DIRECTIVE: Copy all lines in which the word "React" can be found.

%%

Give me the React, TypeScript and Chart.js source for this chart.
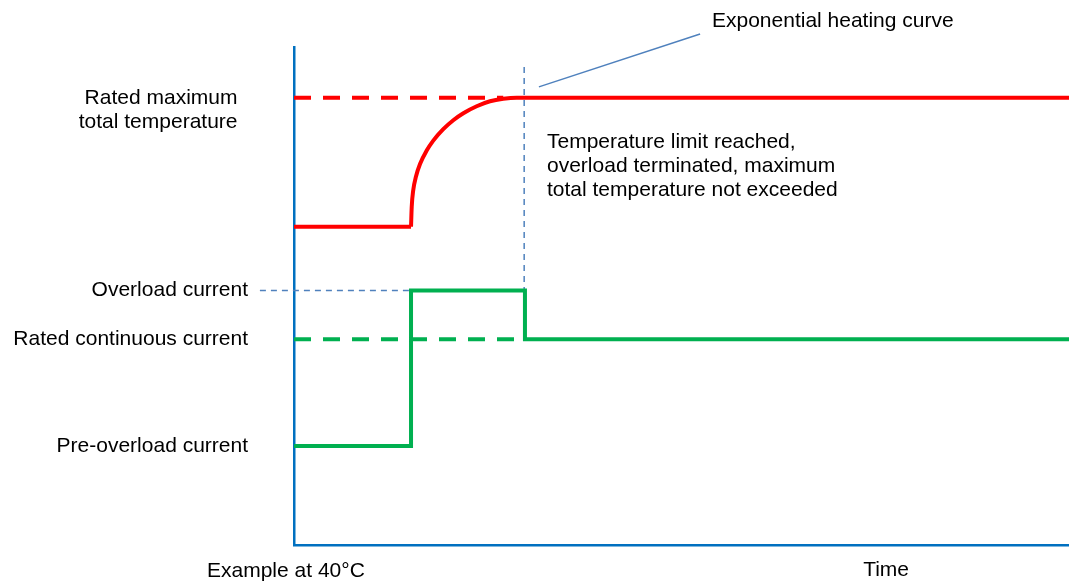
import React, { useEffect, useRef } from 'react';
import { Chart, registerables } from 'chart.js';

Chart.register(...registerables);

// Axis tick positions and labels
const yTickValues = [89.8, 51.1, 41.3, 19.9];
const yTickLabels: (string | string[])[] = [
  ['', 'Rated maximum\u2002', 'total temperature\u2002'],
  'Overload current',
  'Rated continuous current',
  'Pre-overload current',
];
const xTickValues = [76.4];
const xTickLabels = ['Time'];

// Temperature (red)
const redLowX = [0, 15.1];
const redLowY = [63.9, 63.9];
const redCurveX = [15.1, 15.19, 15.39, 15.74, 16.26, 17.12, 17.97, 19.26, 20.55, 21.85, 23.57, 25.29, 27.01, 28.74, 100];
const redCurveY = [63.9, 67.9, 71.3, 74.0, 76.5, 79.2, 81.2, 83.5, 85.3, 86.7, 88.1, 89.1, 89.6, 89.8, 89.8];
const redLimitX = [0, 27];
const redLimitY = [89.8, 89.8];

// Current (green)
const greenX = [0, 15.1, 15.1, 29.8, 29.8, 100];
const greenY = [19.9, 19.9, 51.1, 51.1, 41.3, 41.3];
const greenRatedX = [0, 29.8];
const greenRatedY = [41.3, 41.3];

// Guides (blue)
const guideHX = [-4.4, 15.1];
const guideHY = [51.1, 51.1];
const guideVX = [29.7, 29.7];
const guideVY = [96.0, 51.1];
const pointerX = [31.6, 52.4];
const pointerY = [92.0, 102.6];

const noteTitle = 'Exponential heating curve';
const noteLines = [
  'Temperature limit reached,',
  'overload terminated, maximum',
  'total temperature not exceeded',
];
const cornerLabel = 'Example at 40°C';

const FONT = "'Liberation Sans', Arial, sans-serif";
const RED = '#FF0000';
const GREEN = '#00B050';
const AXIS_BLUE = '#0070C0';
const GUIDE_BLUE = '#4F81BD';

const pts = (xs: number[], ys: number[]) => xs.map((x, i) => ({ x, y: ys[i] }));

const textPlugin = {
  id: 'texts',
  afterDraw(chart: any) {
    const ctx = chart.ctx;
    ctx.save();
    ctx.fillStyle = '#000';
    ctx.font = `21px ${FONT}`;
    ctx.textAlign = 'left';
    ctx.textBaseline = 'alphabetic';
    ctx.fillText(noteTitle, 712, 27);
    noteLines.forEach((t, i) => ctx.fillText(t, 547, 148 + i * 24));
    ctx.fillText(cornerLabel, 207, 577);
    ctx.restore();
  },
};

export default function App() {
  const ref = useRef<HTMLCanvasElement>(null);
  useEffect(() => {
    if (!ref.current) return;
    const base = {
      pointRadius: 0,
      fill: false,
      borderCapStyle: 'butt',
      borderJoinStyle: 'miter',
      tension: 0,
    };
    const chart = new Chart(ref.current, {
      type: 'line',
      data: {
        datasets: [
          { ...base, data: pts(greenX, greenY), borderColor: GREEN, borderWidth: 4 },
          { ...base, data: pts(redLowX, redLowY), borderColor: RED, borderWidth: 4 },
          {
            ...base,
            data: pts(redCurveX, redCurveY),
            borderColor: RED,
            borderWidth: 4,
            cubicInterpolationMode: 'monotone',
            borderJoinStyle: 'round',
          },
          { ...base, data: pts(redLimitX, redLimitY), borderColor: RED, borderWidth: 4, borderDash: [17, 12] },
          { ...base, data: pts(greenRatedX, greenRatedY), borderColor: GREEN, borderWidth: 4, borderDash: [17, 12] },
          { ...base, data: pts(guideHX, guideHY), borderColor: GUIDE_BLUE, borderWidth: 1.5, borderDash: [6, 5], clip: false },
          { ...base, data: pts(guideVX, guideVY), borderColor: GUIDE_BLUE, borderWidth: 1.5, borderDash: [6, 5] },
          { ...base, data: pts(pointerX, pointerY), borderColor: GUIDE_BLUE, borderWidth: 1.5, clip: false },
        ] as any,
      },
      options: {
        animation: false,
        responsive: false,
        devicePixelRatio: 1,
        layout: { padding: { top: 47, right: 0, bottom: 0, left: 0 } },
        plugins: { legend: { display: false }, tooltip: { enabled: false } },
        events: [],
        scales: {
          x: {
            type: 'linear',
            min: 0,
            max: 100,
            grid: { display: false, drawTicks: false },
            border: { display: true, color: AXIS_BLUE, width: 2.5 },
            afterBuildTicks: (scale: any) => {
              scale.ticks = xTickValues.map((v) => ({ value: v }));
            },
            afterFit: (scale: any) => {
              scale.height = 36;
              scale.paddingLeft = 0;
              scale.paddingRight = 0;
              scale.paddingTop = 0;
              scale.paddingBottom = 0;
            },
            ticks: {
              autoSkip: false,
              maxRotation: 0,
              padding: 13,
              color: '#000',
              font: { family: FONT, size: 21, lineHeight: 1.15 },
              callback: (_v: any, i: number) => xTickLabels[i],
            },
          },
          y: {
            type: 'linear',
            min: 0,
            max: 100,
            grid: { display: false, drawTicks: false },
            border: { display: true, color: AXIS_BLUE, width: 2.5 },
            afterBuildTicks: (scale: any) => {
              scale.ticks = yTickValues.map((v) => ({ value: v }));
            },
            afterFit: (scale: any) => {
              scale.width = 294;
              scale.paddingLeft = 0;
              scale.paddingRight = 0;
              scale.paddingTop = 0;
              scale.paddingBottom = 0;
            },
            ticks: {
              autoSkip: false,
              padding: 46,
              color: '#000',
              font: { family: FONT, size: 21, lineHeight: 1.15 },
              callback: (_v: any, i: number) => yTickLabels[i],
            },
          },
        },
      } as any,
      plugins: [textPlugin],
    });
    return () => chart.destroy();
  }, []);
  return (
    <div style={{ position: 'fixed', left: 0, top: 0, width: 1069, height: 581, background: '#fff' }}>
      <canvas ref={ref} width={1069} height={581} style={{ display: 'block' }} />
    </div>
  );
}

%%

EXPECTED ANSWER:
Give me the React, TypeScript and Chart.js source for this chart.
import React, { useEffect, useRef } from 'react';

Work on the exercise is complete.